_Data segment_
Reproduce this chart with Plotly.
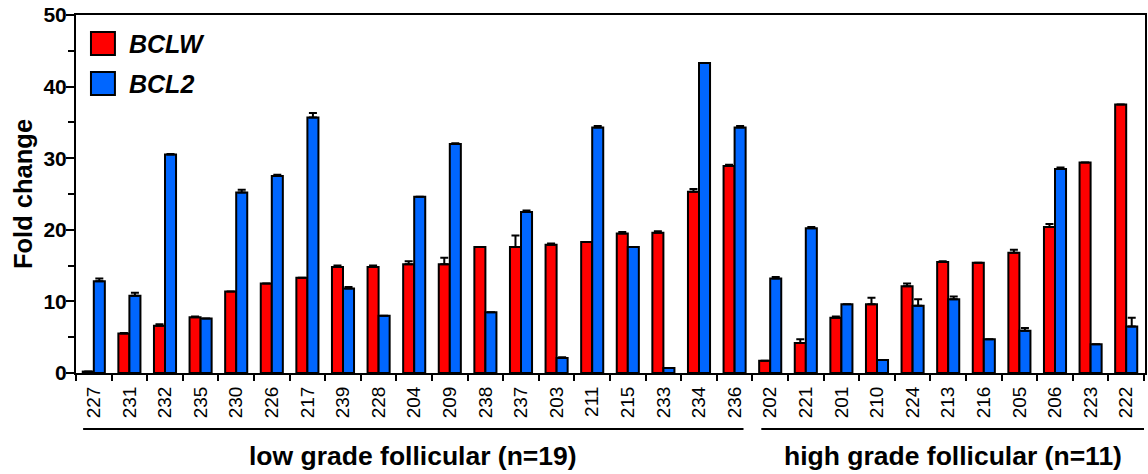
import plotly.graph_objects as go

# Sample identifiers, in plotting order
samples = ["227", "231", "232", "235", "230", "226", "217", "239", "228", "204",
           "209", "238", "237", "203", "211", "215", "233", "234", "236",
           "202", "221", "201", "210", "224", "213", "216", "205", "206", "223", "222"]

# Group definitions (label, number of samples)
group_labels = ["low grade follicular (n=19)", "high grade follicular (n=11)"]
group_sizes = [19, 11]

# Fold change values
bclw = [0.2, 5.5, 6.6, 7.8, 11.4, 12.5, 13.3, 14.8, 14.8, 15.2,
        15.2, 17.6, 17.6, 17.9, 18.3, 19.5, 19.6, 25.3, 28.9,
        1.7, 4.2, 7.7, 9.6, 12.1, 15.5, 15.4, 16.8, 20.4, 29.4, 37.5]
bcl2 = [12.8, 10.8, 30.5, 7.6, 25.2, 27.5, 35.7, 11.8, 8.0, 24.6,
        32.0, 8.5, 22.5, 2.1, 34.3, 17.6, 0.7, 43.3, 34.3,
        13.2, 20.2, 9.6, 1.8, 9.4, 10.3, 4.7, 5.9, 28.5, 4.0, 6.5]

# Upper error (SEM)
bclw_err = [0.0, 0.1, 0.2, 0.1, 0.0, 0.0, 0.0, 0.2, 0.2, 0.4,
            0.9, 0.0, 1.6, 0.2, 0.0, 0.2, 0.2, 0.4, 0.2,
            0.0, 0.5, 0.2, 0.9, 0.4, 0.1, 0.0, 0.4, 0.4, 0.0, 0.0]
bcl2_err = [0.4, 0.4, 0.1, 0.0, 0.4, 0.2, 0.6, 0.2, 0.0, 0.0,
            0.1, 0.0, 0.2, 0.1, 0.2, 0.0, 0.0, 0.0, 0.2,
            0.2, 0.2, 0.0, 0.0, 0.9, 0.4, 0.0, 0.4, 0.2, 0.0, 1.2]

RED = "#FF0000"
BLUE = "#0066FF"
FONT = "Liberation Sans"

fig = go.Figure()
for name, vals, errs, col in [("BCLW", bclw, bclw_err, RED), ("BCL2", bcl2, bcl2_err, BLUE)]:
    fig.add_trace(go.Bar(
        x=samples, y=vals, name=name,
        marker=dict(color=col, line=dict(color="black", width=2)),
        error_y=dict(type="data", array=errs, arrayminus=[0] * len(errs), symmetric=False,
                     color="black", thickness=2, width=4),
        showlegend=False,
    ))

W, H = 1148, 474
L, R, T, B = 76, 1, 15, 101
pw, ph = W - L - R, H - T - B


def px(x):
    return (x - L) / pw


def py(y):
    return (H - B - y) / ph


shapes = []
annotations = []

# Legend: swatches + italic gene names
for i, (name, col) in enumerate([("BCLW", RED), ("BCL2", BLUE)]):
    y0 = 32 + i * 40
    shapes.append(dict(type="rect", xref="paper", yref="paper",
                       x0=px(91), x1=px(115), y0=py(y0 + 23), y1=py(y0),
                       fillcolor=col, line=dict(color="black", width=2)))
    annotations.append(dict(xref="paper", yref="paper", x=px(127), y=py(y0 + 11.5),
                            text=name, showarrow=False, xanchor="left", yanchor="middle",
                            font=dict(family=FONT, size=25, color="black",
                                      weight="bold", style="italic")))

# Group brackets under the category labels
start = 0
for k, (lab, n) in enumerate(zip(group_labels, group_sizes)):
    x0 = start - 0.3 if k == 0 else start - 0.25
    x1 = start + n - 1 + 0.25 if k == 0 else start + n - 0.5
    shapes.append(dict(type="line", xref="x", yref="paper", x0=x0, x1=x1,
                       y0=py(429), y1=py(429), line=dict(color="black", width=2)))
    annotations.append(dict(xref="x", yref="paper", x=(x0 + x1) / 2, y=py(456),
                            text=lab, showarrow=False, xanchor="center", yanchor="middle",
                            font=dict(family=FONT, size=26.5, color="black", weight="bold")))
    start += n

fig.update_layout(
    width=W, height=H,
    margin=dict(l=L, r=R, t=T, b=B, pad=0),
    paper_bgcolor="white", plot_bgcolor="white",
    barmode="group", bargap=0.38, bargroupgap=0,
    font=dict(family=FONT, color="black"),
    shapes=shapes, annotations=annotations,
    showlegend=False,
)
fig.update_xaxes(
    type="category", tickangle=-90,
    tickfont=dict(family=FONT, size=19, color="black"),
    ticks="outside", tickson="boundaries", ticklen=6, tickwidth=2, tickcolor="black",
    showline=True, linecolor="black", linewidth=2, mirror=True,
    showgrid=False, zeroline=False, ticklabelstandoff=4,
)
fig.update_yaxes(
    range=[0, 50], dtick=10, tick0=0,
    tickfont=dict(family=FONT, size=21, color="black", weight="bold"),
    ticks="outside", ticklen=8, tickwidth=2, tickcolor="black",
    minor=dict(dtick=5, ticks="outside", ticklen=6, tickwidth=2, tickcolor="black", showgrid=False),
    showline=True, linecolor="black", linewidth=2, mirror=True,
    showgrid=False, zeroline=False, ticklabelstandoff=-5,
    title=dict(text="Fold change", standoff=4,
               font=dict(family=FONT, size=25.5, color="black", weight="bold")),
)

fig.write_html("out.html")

_What you are asked to do_
Restate the full listing verbatim and drop every picture.

_Answer for this exercise_
Reproduce this chart with Plotly.
import plotly.graph_objects as go

# Sample identifiers, in plotting order
samples = ["227", "231", "232", "235", "230", "226", "217", "239", "228", "204",
           "209", "238", "237", "203", "211", "215", "233", "234", "236",
           "202", "221", "201", "210", "224", "213", "216", "205", "206", "223", "222"]

# Group definitions (label, number of samples)
group_labels = ["low grade follicular (n=19)", "high grade follicular (n=11)"]
group_sizes = [19, 11]

# Fold change values
bclw = [0.2, 5.5, 6.6, 7.8, 11.4, 12.5, 13.3, 14.8, 14.8, 15.2,
        15.2, 17.6, 17.6, 17.9, 18.3, 19.5, 19.6, 25.3, 28.9,
        1.7, 4.2, 7.7, 9.6, 12.1, 15.5, 15.4, 16.8, 20.4, 29.4, 37.5]
bcl2 = [12.8, 10.8, 30.5, 7.6, 25.2, 27.5, 35.7, 11.8, 8.0, 24.6,
        32.0, 8.5, 22.5, 2.1, 34.3, 17.6, 0.7, 43.3, 34.3,
        13.2, 20.2, 9.6, 1.8, 9.4, 10.3, 4.7, 5.9, 28.5, 4.0, 6.5]

# Upper error (SEM)
bclw_err = [0.0, 0.1, 0.2, 0.1, 0.0, 0.0, 0.0, 0.2, 0.2, 0.4,
            0.9, 0.0, 1.6, 0.2, 0.0, 0.2, 0.2, 0.4, 0.2,
            0.0, 0.5, 0.2, 0.9, 0.4, 0.1, 0.0, 0.4, 0.4, 0.0, 0.0]
bcl2_err = [0.4, 0.4, 0.1, 0.0, 0.4, 0.2, 0.6, 0.2, 0.0, 0.0,
            0.1, 0.0, 0.2, 0.1, 0.2, 0.0, 0.0, 0.0, 0.2,
            0.2, 0.2, 0.0, 0.0, 0.9, 0.4, 0.0, 0.4, 0.2, 0.0, 1.2]

RED = "#FF0000"
BLUE = "#0066FF"
FONT = "Liberation Sans"

fig = go.Figure()
for name, vals, errs, col in [("BCLW", bclw, bclw_err, RED), ("BCL2", bcl2, bcl2_err, BLUE)]:
    fig.add_trace(go.Bar(
        x=samples, y=vals, name=name,
        marker=dict(color=col, line=dict(color="black", width=2)),
        error_y=dict(type="data", array=errs, arrayminus=[0] * len(errs), symmetric=False,
                     color="black", thickness=2, width=4),
        showlegend=False,
    ))

W, H = 1148, 474
L, R, T, B = 76, 1, 15, 101
pw, ph = W - L - R, H - T - B


def px(x):
    return (x - L) / pw


def py(y):
    return (H - B - y) / ph


shapes = []
annotations = []

# Legend: swatches + italic gene names
for i, (name, col) in enumerate([("BCLW", RED), ("BCL2", BLUE)]):
    y0 = 32 + i * 40
    shapes.append(dict(type="rect", xref="paper", yref="paper",
                       x0=px(91), x1=px(115), y0=py(y0 + 23), y1=py(y0),
                       fillcolor=col, line=dict(color="black", width=2)))
    annotations.append(dict(xref="paper", yref="paper", x=px(127), y=py(y0 + 11.5),
                            text=name, showarrow=False, xanchor="left", yanchor="middle",
                            font=dict(family=FONT, size=25, color="black",
                                      weight="bold", style="italic")))

# Group brackets under the category labels
start = 0
for k, (lab, n) in enumerate(zip(group_labels, group_sizes)):
    x0 = start - 0.3 if k == 0 else start - 0.25
    x1 = start + n - 1 + 0.25 if k == 0 else start + n - 0.5
    shapes.append(dict(type="line", xref="x", yref="paper", x0=x0, x1=x1,
                       y0=py(429), y1=py(429), line=dict(color="black", width=2)))
    annotations.append(dict(xref="x", yref="paper", x=(x0 + x1) / 2, y=py(456),
                            text=lab, showarrow=False, xanchor="center", yanchor="middle",
                            font=dict(family=FONT, size=26.5, color="black", weight="bold")))
    start += n

fig.update_layout(
    width=W, height=H,
    margin=dict(l=L, r=R, t=T, b=B, pad=0),
    paper_bgcolor="white", plot_bgcolor="white",
    barmode="group", bargap=0.38, bargroupgap=0,
    font=dict(family=FONT, color="black"),
    shapes=shapes, annotations=annotations,
    showlegend=False,
)
fig.update_xaxes(
    type="category", tickangle=-90,
    tickfont=dict(family=FONT, size=19, color="black"),
    ticks="outside", tickson="boundaries", ticklen=6, tickwidth=2, tickcolor="black",
    showline=True, linecolor="black", linewidth=2, mirror=True,
    showgrid=False, zeroline=False, ticklabelstandoff=4,
)
fig.update_yaxes(
    range=[0, 50], dtick=10, tick0=0,
    tickfont=dict(family=FONT, size=21, color="black", weight="bold"),
    ticks="outside", ticklen=8, tickwidth=2, tickcolor="black",
    minor=dict(dtick=5, ticks="outside", ticklen=6, tickwidth=2, tickcolor="black", showgrid=False),
    showline=True, linecolor="black", linewidth=2, mirror=True,
    showgrid=False, zeroline=False, ticklabelstandoff=-5,
    title=dict(text="Fold change", standoff=4,
               font=dict(family=FONT, size=25.5, color="black", weight="bold")),
)

fig.write_html("out.html")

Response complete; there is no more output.